Thanks for the help guys.

Greg
 
Hello everyone. Very interesting topic.
I also had some experience with reviving completely dead shortended li-ions.
I have a couple of li-ions. They are 18650 and 1400mah each (2 of them in parallel) They were sitting shortened many months. and were discarted as totally dead.
After unshortening them, they both read, of course 0.00v.
Well, i started to charge them - and mentioned they started to heat up - something wich never heppends with liions (becasue of almost 100% efficiency in transferring electrical energy into chemical, unlike NImhs, which are only 71% efficient at C/10 charge).
Anyway, they were heating up only from 0.0v till 2.5v.
Rest of the charge they were cool.

I also need to say thta i charge ALL my lithium batteries with super-simple circuit made by myself. I don't trust any commertial liion chargers, as i don't know what they actually do.
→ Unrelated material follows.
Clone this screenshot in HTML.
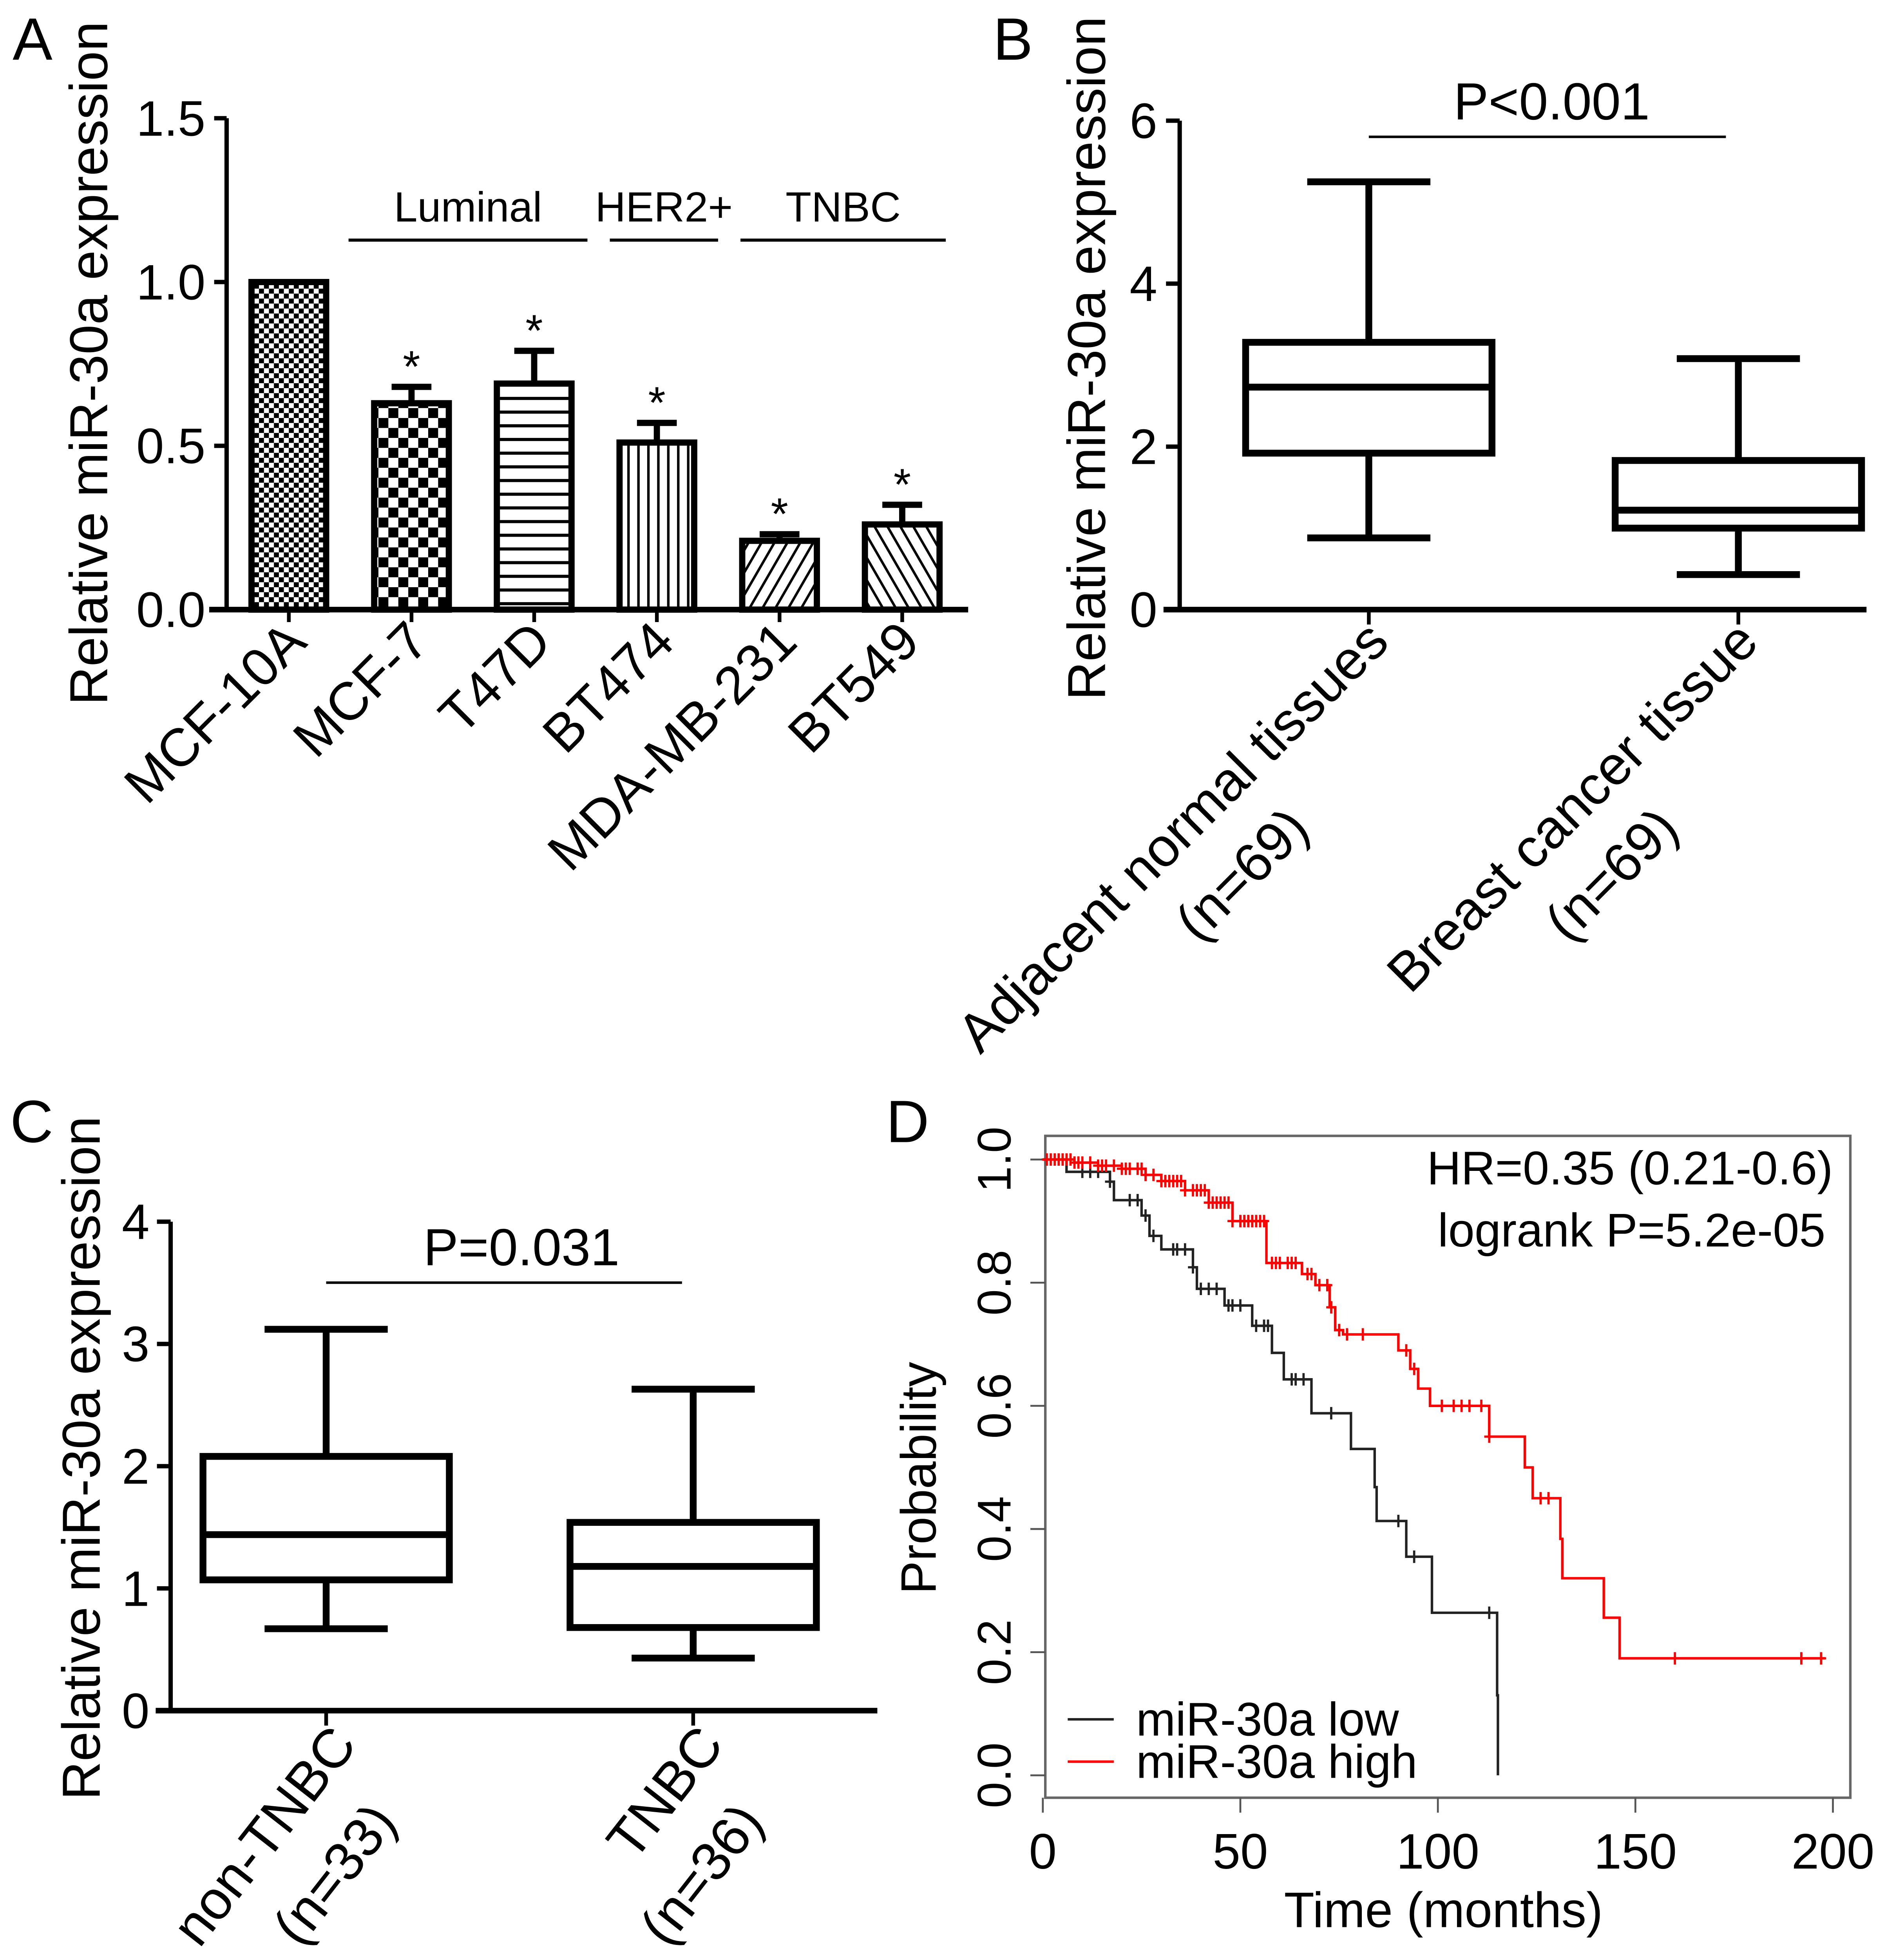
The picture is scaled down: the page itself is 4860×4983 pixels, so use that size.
<!DOCTYPE html>
<html><head><meta charset="utf-8"><style>
html,body{margin:0;padding:0;background:#fff}
svg{display:block}
text{font-family:"Liberation Sans",Arial,sans-serif;fill:#000}
</style></head><body>
<svg id="fig" xmlns="http://www.w3.org/2000/svg" width="4860" height="4983" viewBox="0 0 1530 1569">
<defs>
<pattern id="pFine" width="8" height="8" patternUnits="userSpaceOnUse"><rect width="8" height="8" fill="#fff"/><rect width="4" height="4" fill="#000"/><rect x="4" y="4" width="4" height="4" fill="#000"/></pattern>
<pattern id="pChk" width="16" height="16" patternUnits="userSpaceOnUse"><rect width="16" height="16" fill="#fff"/><rect width="8" height="8" fill="#000"/><rect x="8" y="8" width="8" height="8" fill="#000"/></pattern>
<pattern id="pH" width="10" height="11" patternUnits="userSpaceOnUse"><rect width="10" height="11" fill="#fff"/><rect y="0" width="10" height="2.5" fill="#000"/></pattern>
<pattern id="pV" width="8" height="10" patternUnits="userSpaceOnUse"><rect width="8" height="10" fill="#fff"/><rect x="0" width="2" height="10" fill="#000"/></pattern>
<pattern id="pD1" width="9" height="9" patternUnits="userSpaceOnUse" patternTransform="rotate(30)"><rect width="9" height="9" fill="#fff"/><rect width="2" height="9" fill="#000"/></pattern>
<pattern id="pD2" width="9" height="9" patternUnits="userSpaceOnUse" patternTransform="rotate(-30)"><rect width="9" height="9" fill="#fff"/><rect width="2" height="9" fill="#000"/></pattern>
</defs>
<g id="gA"></g>
<g id="gB"></g>
<g id="gC"></g>
<g id="gD"></g>
</svg>
<script>
// Panel A data
const aCats = ["MCF-10A","MCF-7","T47D","BT474","MDA-MB-231","BT549"];
const aVals = [1.0,0.63,0.69,0.51,0.21,0.26];
const aErrs = [0,0.05,0.10,0.06,0.02,0.06];
const aStars = [false,true,true,true,true,true];
const aTicks = [0,0.5,1.0,1.5];
const aTickLabels = ["0.0","0.5","1.0","1.5"];
const aFills = ["pFine","pChk","pH","pV","pD1","pD2"];
// Panel B data
const bCats = ["Adjacent normal tissues","Breast cancer tissue"];
const bN = ["(n=69)","(n=69)"];
const bMin = [0.88,0.43];
const bQ1 = [1.92,1.0];
const bMed = [2.73,1.22];
const bQ3 = [3.28,1.83];
const bMax = [5.25,3.08];
const bTicks = [0,2,4,6];
// Panel C data
const cCats = ["non-TNBC","TNBC"];
const cN = ["(n=33)","(n=36)"];
const cMin = [0.67,0.43];
const cQ1 = [1.07,0.68];
const cMed = [1.44,1.18];
const cQ3 = [2.08,1.54];
const cMax = [3.12,2.63];
const cTicks = [0,1,2,3,4];
// Panel D data (KM steps)
const lowT = [0,6,17,18,25,27,30,38,39,46,53,58,61,68,78,84,84.5,92,98.5,115,115.2];
const lowS = [1,0.98,0.964,0.934,0.909,0.876,0.854,0.825,0.79,0.763,0.73,0.686,0.643,0.588,0.53,0.468,0.413,0.355,0.264,0.13,0];
const lowCens = [10,12,14,17,22,24,26,28,33,34,36,38,40,42,44,47,48,50,54,56,57,63,64,66,73,90,94,113];
const highT = [0,8,14,20,26,30,36,42,48,56.6,65.6,69,72.6,74,76,90,93,95,98,113,122,124,131,131.5,142,146];
const highS = [1,0.995,0.99,0.985,0.975,0.965,0.95,0.93,0.90,0.832,0.814,0.796,0.76,0.723,0.716,0.69,0.66,0.628,0.60,0.55,0.50,0.45,0.384,0.32,0.256,0.19];
const highCens = [1,2,3,4,5,6,7,8,9,10,12,14,15,16,18,20,21,22,24,25,26,28,30,31,32,33,34,35,36,38,39,40,41,42,43,44,45,46,47,48,50,51,52,53,54,55,56,58,59,60,62,63,64,67,68,70,72,73,75,77,81,92,94,101,104,106,108,111,113,126,128,160,192,197];
const dXTicks = [0,50,100,150,200];
const dYTicks = [0,0.2,0.4,0.6,0.8,1.0];
const dYLabels = ["0.0","0.2","0.4","0.6","0.8","1.0"];

const NS="http://www.w3.org/2000/svg";
function el(tag, attrs, parent, txt){const e=document.createElementNS(NS,tag);for(const k in attrs)e.setAttribute(k,attrs[k]);if(txt!==undefined)e.textContent=txt;parent.appendChild(e);return e;}

// ---------- Panel A ----------
(function(){
const g=document.getElementById('gA');
const yA=v=>490-v*263.3;
const xA=i=>232+i*98.6;
let t=el('text',{x:10,y:48,'font-size':48},g,'A');

let ax=el('line',{x1:182,y1:95,x2:182,y2:492,stroke:'#000','stroke-width':3.5},g);

let xa=el('line',{x1:168,y1:490,x2:778,y2:490,stroke:'#000','stroke-width':4.5},g);

aTicks.forEach((v,i)=>{
  let l=el('line',{x1:172,y1:yA(v),x2:182,y2:yA(v),stroke:'#000','stroke-width':3.5},g);
  
  let tx=el('text',{x:165,y:yA(v)+14,'font-size':40,'text-anchor':'end'},g,aTickLabels[i]);
  
});
let yl=el('text',{x:0,y:0,'font-size':43,'text-anchor':'middle',transform:'translate(86,292) rotate(-90)'},g,'Relative miR-30a expression');

aVals.forEach((v,i)=>{
  const cx=xA(i),w=60;
  let r=el('rect',{x:cx-w/2,y:yA(v),width:w,height:490-yA(v),fill:'url(#'+aFills[i]+')',stroke:'#000','stroke-width':5},g);
  
  if(aErrs[i]>0){
    let e=el('path',{d:`M${cx},${yA(v)} V${yA(v+aErrs[i])} M${cx-16},${yA(v+aErrs[i])} H${cx+16}`,stroke:'#000','stroke-width':5,fill:'none'},g);
    
  }
  if(aStars[i]){
    let s=el('text',{x:cx,y:yA(v+aErrs[i])-4,'font-size':36,'text-anchor':'middle'},g,'*');
    
  }
  let tk=el('line',{x1:cx,y1:490,x2:cx,y2:500,stroke:'#000','stroke-width':3},g);
  
  let lb=el('text',{x:0,y:0,'font-size':43,'text-anchor':'end',transform:`translate(${cx+16},${518}) rotate(-45)`},g,aCats[i]);
  
});
[[280,472,'Luminal'],[490,577,'HER2+'],[595,760,'TNBC']].forEach(s=>{
  let l=el('line',{x1:s[0],y1:193,x2:s[1],y2:193,stroke:'#000','stroke-width':2.5},g);
  
  let tx=el('text',{x:(s[0]+s[1])/2,y:178,'font-size':34,'text-anchor':'middle'},g,s[2]);
  
});
})();

// ---------- Box helper ----------
function boxPanel(g,pre,y,cats,ns,mn,q1,md,q3,mx,xs,w,ang,lblOff){
  cats.forEach((c,i)=>{
    const cx=xs[i];
    let wh=el('path',{d:`M${cx},${y(mx[i])} V${y(q3[i])} M${cx},${y(q1[i])} V${y(mn[i])} M${cx-w*0.25},${y(mx[i])} H${cx+w*0.25} M${cx-w*0.25},${y(mn[i])} H${cx+w*0.25}`,stroke:'#000','stroke-width':5.5,fill:'none'},g);
    
    let b=el('rect',{x:cx-w/2,y:y(q3[i]),width:w,height:y(q1[i])-y(q3[i]),fill:'none',stroke:'#000','stroke-width':5.5},g);
    
    let m=el('line',{x1:cx-w/2,y1:y(md[i]),x2:cx+w/2,y2:y(md[i]),stroke:'#000','stroke-width':5.5},g);
    
    let tk=el('line',{x1:cx,y1:y(0),x2:cx,y2:y(0)+12,stroke:'#000','stroke-width':3},g);
    
    let l1=el('text',{x:0,y:0,'font-size':44,'text-anchor':'end',transform:`translate(${cx+lblOff[0]},${y(0)+lblOff[1]}) rotate(${ang})`},g,c);
    
    let l2=el('text',{x:0,y:0,'font-size':44,'text-anchor':'end',transform:`translate(${cx+lblOff[2]},${y(0)+lblOff[3]}) rotate(${ang})`},g,ns[i]);
    
  });
}

// ---------- Panel B ----------
(function(){
const g=document.getElementById('gB');
const y=v=>490-v*65.5;
let t=el('text',{x:798,y:48,'font-size':48},g,'B');

let ax=el('line',{x1:948,y1:97,x2:948,y2:492,stroke:'#000','stroke-width':3.5},g);

let xa=el('line',{x1:935,y1:490,x2:1500,y2:490,stroke:'#000','stroke-width':4.5},g);

bTicks.forEach(v=>{
  let l=el('line',{x1:937,y1:y(v),x2:948,y2:y(v),stroke:'#000','stroke-width':3.5},g);
  
  let tx=el('text',{x:930,y:y(v)+14,'font-size':40,'text-anchor':'end'},g,String(v));
  
});
let yl=el('text',{x:0,y:0,'font-size':43,'text-anchor':'middle',transform:'translate(888,288) rotate(-90)'},g,'Relative miR-30a expression');

boxPanel(g,'b',y,bCats,bN,bMin,bQ1,bMed,bQ3,bMax,[1100,1397],198,-45,[18,28,-46,178]);
let pl=el('line',{x1:1100,y1:110,x2:1387,y2:110,stroke:'#000','stroke-width':2},g);

let pt=el('text',{x:1247,y:96,'font-size':42,'text-anchor':'middle'},g,'P<0.001');

})();

// ---------- Panel C ----------
(function(){
const g=document.getElementById('gC');
const y=v=>1375-v*98.25;
let t=el('text',{x:8,y:918,'font-size':48},g,'C');

let ax=el('line',{x1:137,y1:982,x2:137,y2:1377,stroke:'#000','stroke-width':3.5},g);

let xa=el('line',{x1:125,y1:1375,x2:705,y2:1375,stroke:'#000','stroke-width':4.5},g);

cTicks.forEach(v=>{
  let l=el('line',{x1:126,y1:y(v),x2:137,y2:y(v),stroke:'#000','stroke-width':3.5},g);
  
  let tx=el('text',{x:120,y:y(v)+14,'font-size':40,'text-anchor':'end'},g,String(v));
  
});
let yl=el('text',{x:0,y:0,'font-size':43,'text-anchor':'middle',transform:'translate(80,1172) rotate(-90)'},g,'Relative miR-30a expression');

boxPanel(g,'c',y,cCats,cN,cMin,cQ1,cMed,cQ3,cMax,[262,557],198,-52,[26,28,58,90]);
let pl=el('line',{x1:262,y1:1031,x2:548,y2:1031,stroke:'#000','stroke-width':2},g);

let pt=el('text',{x:419,y:1017,'font-size':42,'text-anchor':'middle'},g,'P=0.031');

})();

// ---------- Panel D ----------
(function(){
const g=document.getElementById('gD');
const x=t=>838+t*3.175;
const y=s=>1427-s*495;
let t=el('text',{x:712,y:918,'font-size':48},g,'D');

let fr=el('rect',{x:840,y:913,width:647,height:532,fill:'none',stroke:'#666','stroke-width':2},g);

dYTicks.forEach((v,i)=>{
  let l=el('line',{x1:828,y1:y(v),x2:840,y2:y(v),stroke:'#555','stroke-width':1.5},g);
  
  let tx=el('text',{x:0,y:0,'font-size':38,'text-anchor':'middle',transform:`translate(812,${y(v)}) rotate(-90)`},g,dYLabels[i]);
  
});
dXTicks.forEach(v=>{
  let l=el('line',{x1:x(v),y1:1445,x2:x(v),y2:1457,stroke:'#555','stroke-width':1.5},g);
  
  let tx=el('text',{x:x(v),y:1502,'font-size':40,'text-anchor':'middle'},g,String(v));
  
});
let xt=el('text',{x:1160,y:1549,'font-size':40,'text-anchor':'middle'},g,'Time (months)');

let ytl=el('text',{x:0,y:0,'font-size':40,'text-anchor':'middle',transform:'translate(752,1188) rotate(-90)'},g,'Probability');

function survAt(T,S,tt){let s=S[0];for(let i=0;i<T.length;i++){if(T[i]<=tt)s=S[i];}return s;}
function curve(T,S,end,col,name,cens){
  let d=`M${x(T[0])},${y(S[0])}`;
  for(let i=1;i<T.length;i++){d+=` H${x(T[i])} V${y(S[i])}`;}
  if(end>T[T.length-1]) d+=` H${x(end)}`;
  let p=el('path',{d:d,fill:'none',stroke:col,'stroke-width':2},g);
  
  cens.forEach(c=>{
    const cx=x(c),cy=y(survAt(T,S,c));
    let m=el('path',{d:`M${cx-4},${cy} H${cx+4} M${cx},${cy-5} V${cy+5}`,stroke:col,'stroke-width':1.8,fill:'none'},g);
    
  });
}
curve(lowT,lowS,115.2,'#222','km-curve-low',lowCens);
curve(highT,highS,198,'#f00','km-curve-high',highCens);
let h1=el('text',{x:1473,y:952,'font-size':38,'text-anchor':'end'},g,'HR=0.35 (0.21-0.6)');

let h2=el('text',{x:1467,y:1002,'font-size':38,'text-anchor':'end'},g,'logrank P=5.2e-05');

[['miR-30a low','#222',1382],['miR-30a high','#f00',1416]].forEach(L=>{
  let l=el('line',{x1:858,y1:L[2],x2:895,y2:L[2],stroke:L[1],'stroke-width':2},g);
  
  let tx=el('text',{x:913,y:L[2]+13,'font-size':38},g,L[0]);
  
});
})();
</script>
</body></html>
The interesting thing, that the dead battery showed almost 70% of initial capacity (don't forget that it's 4 years old) when discharging at C/5 current !!!
The only bad effect was that initial voltage was very low - due to damaged chemistry. So usual hardware would not power at all off such battery, but i have a dc-dc step up converter that can use it up to 3.0v , or lower , if needed.
This is discharge graph:
damaged.jpg
 
I had an old cell phone battery that refused to charge with the built-in circut.. i put it on the LTC 4054 ckt i built and it brought it up to a full charge of like 4.1V... it took a while.. it charges at like C/10 or maybe even less until it figures out that it will take a charge.. that part of the process took hours and hours. once it started charging took like 4hrs and i've recharged the batt several times afterwards. the battery had laid in wait for over a year.. can't remember what the voltage read but i believe it was below a volt.